Brees entered 2020 with a six-touchdown-pass lead on Brady. Through just eight weeks, Brady has erased it and overtaken Brees for the all-time lead. Brady still looks like Tom Brady, while Brees’s late-career production may be dependent on feeding his exceptionally talented running back.

Advantage: Brady

Sheer Desire to Keep Playing

This is what matters most. Brees and Brady are both continuing to put up passing touchdowns at decent rates. But if one retires while the other tries to keep playing until his arm falls off, the guy with the partially attached arm will end up with the all-time lead.

Brady has displayed a fanatical devotion to proving the haters, human nature, and strawberries wrong by playing for as long as possible. He’s openly stated his desire to play until age 45—although he recently changed his target retirement age to 46 or 47. He has billed himself as an anti-aging guru, selling impossibly expensive books and some of the soggiest, most upsetting pre-packaged meals you’ve ever seen. I long thought that Brady would simply ride off into the sunset with New England, amicably retiring after the greatest run in NFL history. But he seems genuinely interested in charting a new career arc with Tampa Bay.

Brees is clearly record-conscious, but I don’t think he’ll go all-out in pursuit of the career passing touchdowns mark to the extent that he’ll be able to keep up with Brady. Brees could retire with records that Brady can’t touch: He has the NFL’s highest career completion percentage (67.7 percent), the most consecutive games with a touchdown pass (54), and the most 5,000-yard passing seasons (five). But the touchdown pass record—and even Brees’s passing yardage record, a category in which he leads by about 2,500 yards—could be Brady’s if Brady manages to play for a year or two longer than Brees.
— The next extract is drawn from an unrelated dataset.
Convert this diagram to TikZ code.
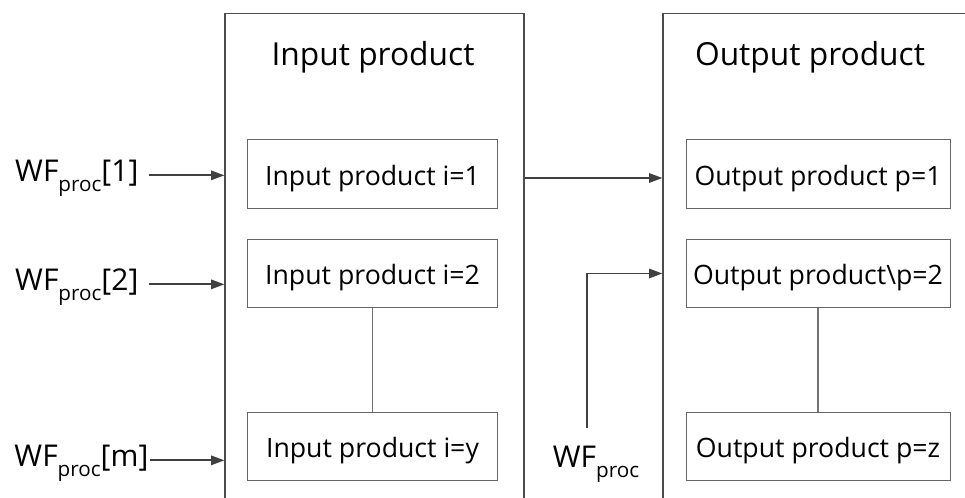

These coming weeks in which two legends compete to top the all-time passing touchdown leaderboard will be fun, but I don’t think the race will stay competitive in the long run. There are legitimate concerns over Brees’s arm; meanwhile, Brady is as prolific and effective as ever. Like your great uncle who moved to the Villages and began raging at 50-and-older DJ sets with his fourth wife, Brady is attacking his new Floridian life with a gusto and vivaciousness that shouldn’t be possible at his age. At this point, I’m not sure that he’ll ever retire.